When you're young, at least when I was young, familiar wisdom seemed trite. Silly. Antiquated in it's consistency.
'Everything changes' was the worst. Of course everything changes. Of course it does. It always does. Need we be reminded of that? And here I am, how many years later, marveling at the fact that everything changes.
Yes, it is true- everything changes.
A decade ago I was getting ready to go to graduate school for colonial North American history. Now, much to my chagrin, I'm back in school and this time for Environmental Sciences (with all the maths a non-maths gal like me could possibly hope for). Sarcasm has not changed.
But I have. Gone is the ferociously independent wild child that I was for just about 3 decades. Gone is the girl who lived deliberately (and, unchanged, dislikes Walden with something close to religious zealotry) and decisively. Gone is the mouth, gone is the arched eye-brow, gone is the flippancy, intellect, and sometimes I think the writing chutzpah (ego might be a change, too). Boy how I have changed.
And here I sit, having just finished up a mind-numbing redux of the Laws of Sines and Cosines, thinking about change. About my change and the changing world around me. You see, the other day, my husband asked me if I was feeling a little too 'Groundhog Day' (think the movie, not the actual event) about life. And to be honest, I thought I was. I thought there was something humdrum about the in and out of what I do day to day. And I thought that that was the reason... the reason that I was fading, changing. Maybe I'm changing myself to suit this everyday.

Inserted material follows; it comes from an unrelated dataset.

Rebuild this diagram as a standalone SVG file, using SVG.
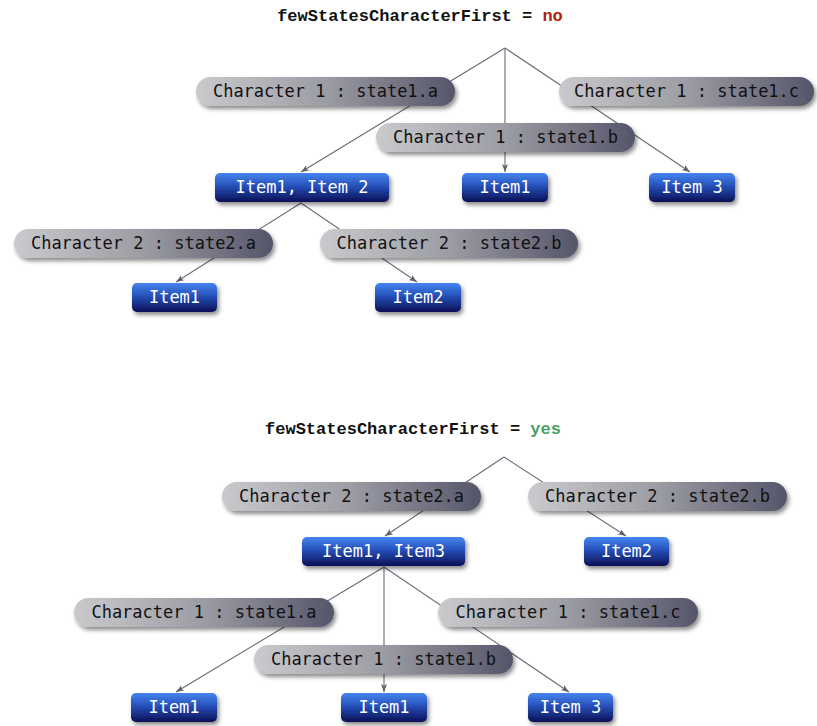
<svg xmlns="http://www.w3.org/2000/svg" width="817" height="726" viewBox="0 0 817 726">
<defs>
<linearGradient id="pillGrad" x1="0" y1="0" x2="1" y2="0">
<stop offset="0" stop-color="#cacacd"/>
<stop offset="0.5" stop-color="#9c9ca4"/>
<stop offset="1" stop-color="#55556a"/>
</linearGradient>
<linearGradient id="itemGrad" x1="0" y1="0" x2="0" y2="1">
<stop offset="0" stop-color="#4585f0"/>
<stop offset="0.45" stop-color="#2650b8"/>
<stop offset="1" stop-color="#0a0f55"/>
</linearGradient>
<filter id="shadow" x="-10%" y="-30%" width="125%" height="170%">
<feDropShadow dx="2" dy="3" stdDeviation="2" flood-color="#000" flood-opacity="0.45"/>
</filter>
<marker id="arrow" markerWidth="9" markerHeight="7" refX="8" refY="3" orient="auto" markerUnits="userSpaceOnUse">
<path d="M0,0 L8,3 L0,6 L2,3 z" fill="#5e5e6c"/>
</marker>
</defs>
<style>
.title{font-family:"Liberation Mono","Courier New",monospace;font-weight:bold;font-size:17px;fill:#111;}
.no{fill:#b02010;}
.yes{fill:#4aa060;}
.edge{stroke:#6a6a78;stroke-width:1.1;fill:none;marker-end:url(#arrow);}
.root{stroke:#6a6a78;stroke-width:1.1;fill:none;}
.pill rect{fill:url(#pillGrad);filter:url(#shadow);}
.pill text{font-family:"DejaVu Sans Mono",monospace;font-size:17px;fill:#111;text-anchor:middle;}
.item rect{fill:url(#itemGrad);filter:url(#shadow);}
.item text{font-family:"DejaVu Sans Mono",monospace;font-size:17px;fill:#fff;text-anchor:middle;}
</style>
<rect width="817" height="726" fill="#fff"/>

<text class="title" x="420" y="21" text-anchor="middle">fewStatesCharacterFirst = <tspan class="no">no</tspan></text>
<text class="title" x="413" y="434" text-anchor="middle">fewStatesCharacterFirst = <tspan class="yes">yes</tspan></text>

<g id="connectors">
<line class="edge" x1="505" y1="48" x2="301" y2="172"/>
<line class="edge" x1="505" y1="48" x2="505" y2="172"/>
<line class="edge" x1="505" y1="48" x2="690" y2="172"/>
<line class="edge" x1="301" y1="203" x2="176" y2="282"/>
<line class="edge" x1="301" y1="203" x2="417" y2="282"/>
<line class="edge" x1="504" y1="457" x2="385" y2="536"/>
<line class="edge" x1="504" y1="457" x2="626" y2="536"/>
<line class="edge" x1="384" y1="567" x2="176" y2="692"/>
<line class="edge" x1="384" y1="567" x2="384" y2="692"/>
<line class="edge" x1="384" y1="567" x2="569" y2="692"/>
</g>

<!-- top tree labels -->
<g id="t_c1a" class="pill"><rect x="196" y="77" width="259" height="29" rx="14.5"/><text x="325.5" y="97">Character 1 : state1.a</text></g>
<g id="t_c1c" class="pill"><rect x="559" y="77" width="255" height="29" rx="14.5"/><text x="686.5" y="97">Character 1 : state1.c</text></g>
<g id="t_c1b" class="pill"><rect x="376" y="123" width="259" height="29" rx="14.5"/><text x="505.5" y="143">Character 1 : state1.b</text></g>

<g id="t_item12" class="item"><rect x="215" y="173" width="174" height="29" rx="5"/><text x="302" y="193">Item1, Item 2</text></g>
<g id="t_item1" class="item"><rect x="462" y="173" width="86" height="29" rx="5"/><text x="505" y="193">Item1</text></g>
<g id="t_item3" class="item"><rect x="649" y="173" width="86" height="29" rx="5"/><text x="692" y="193">Item 3</text></g>

<g id="t_c2a" class="pill"><rect x="14" y="229" width="259" height="29" rx="14.5"/><text x="143.5" y="249">Character 2 : state2.a</text></g>
<g id="t_c2b" class="pill"><rect x="320" y="229" width="258" height="29" rx="14.5"/><text x="449" y="249">Character 2 : state2.b</text></g>

<g id="t_item1b" class="item"><rect x="132" y="283" width="85" height="29" rx="5"/><text x="174.5" y="303">Item1</text></g>
<g id="t_item2" class="item"><rect x="375" y="283" width="86" height="29" rx="5"/><text x="418" y="303">Item2</text></g>

<!-- bottom tree labels -->
<g id="b_c2a" class="pill"><rect x="222" y="482" width="259" height="29" rx="14.5"/><text x="351.5" y="502">Character 2 : state2.a</text></g>
<g id="b_c2b" class="pill"><rect x="528" y="482" width="259" height="29" rx="14.5"/><text x="657.5" y="502">Character 2 : state2.b</text></g>

<g id="b_item13" class="item"><rect x="302" y="537" width="163" height="29" rx="5"/><text x="383.5" y="557">Item1, Item3</text></g>
<g id="b_item2" class="item"><rect x="584" y="537" width="85" height="29" rx="5"/><text x="626.5" y="557">Item2</text></g>

<g id="b_c1a" class="pill"><rect x="74" y="598" width="260" height="29" rx="14.5"/><text x="204" y="618">Character 1 : state1.a</text></g>
<g id="b_c1c" class="pill"><rect x="438" y="598" width="260" height="29" rx="14.5"/><text x="568" y="618">Character 1 : state1.c</text></g>
<g id="b_c1b" class="pill"><rect x="254" y="645" width="259" height="29" rx="14.5"/><text x="383.5" y="665">Character 1 : state1.b</text></g>

<g id="b_item1a" class="item"><rect x="131" y="693" width="86" height="29" rx="5"/><text x="174" y="713">Item1</text></g>
<g id="b_item1b" class="item"><rect x="341" y="693" width="86" height="29" rx="5"/><text x="384" y="713">Item1</text></g>
<g id="b_item3" class="item"><rect x="528" y="693" width="85" height="29" rx="5"/><text x="570.5" y="713">Item 3</text></g>
</svg>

But then I looked around and realized how very much has changed. It's impossible that I'm ground-hogging it because things are changing all over the place. They are admittedly often infinitesimally small changes, but things, they are a-changing.
Which means I have no excuse.
So there's that.
Friday, February 17, 2017
In these past few weeks, I have had an immense amount of trouble writing. Not for lack of material, not for lack of need or desire, but for lack of... well, for lack of hope. And inspiration. I have had trouble writing because everything I write, or begin to write, ends up something like this:
I am 32 years old and this is the first time, in my life, that the dread had outweighed the hope.
The first time that the Future* has seemed at the very least bleak, at the worst, spiraling into dystopian and post-apocalyptic. Yeah, I said it.
*By Future I mean the big one, the big, complicated, messy, confused hazy future that EVERYONE faces.Seriously. I have at least a dozen posts rumbling around, barely written, desperate to escape, who are never getting out because they look like that. Because that post, like the others, would only get worse, more honest, and more abrasive from there.
I hate and fear that I am becoming one-sided and mean. And hopeless.
Trying to combat that, I have looked around me for good(ness). I have avoided staying on the Facebook feed for long periods of time. I won't watch the news... well I watched the press conference last night and almost launched plates at the tele... so I'm back to not watching the news.
I have embraced the ebb and flow of personal interest in a bid to remember passionate obsession and that aforementioned good(ness) and in doing so have once again returned to my first Great Love: Poetry...
And it turns out that the poetry that really gets me going is not so much hopeful and full of good(ness) as it is.. ermm.. potent, resonant, dark, probing. It's abrasive and frank. This should not come as a surprise. My favorite poet (a well known and discussed fact) is TS Eliot. There is a reason he is a Lion amongst Lambs: his genius is as personal as it is biting. I covet talent like his. But rereading his work for the (what feels like) millionth time, I am struck by the notion that I am dark, really dark. That I might be as lacking in hope and good(ness) as these times which unsettle me.
For example... in case you've never bothered before...
There are so many lines. So much text to wade through. And yet it captivates me endlessly. I've prattled on about this so many times that I don't think I need to add more.
Then there's Donne... whose lines echo in my mind relentlessly:
I mean.. this isn't exactly popcorn reading. I've got to sit back every now and then wonder what is wrong with me?? What is it that drives me into my melancholic mind, into a fragile refuge? And finally it drives this question that's been bothering me for the past few weeks. Why can't I see daisies and rainbows rather than absence, darkness,.. well you get it.
Poor press conferences notwithstanding... it's confounding.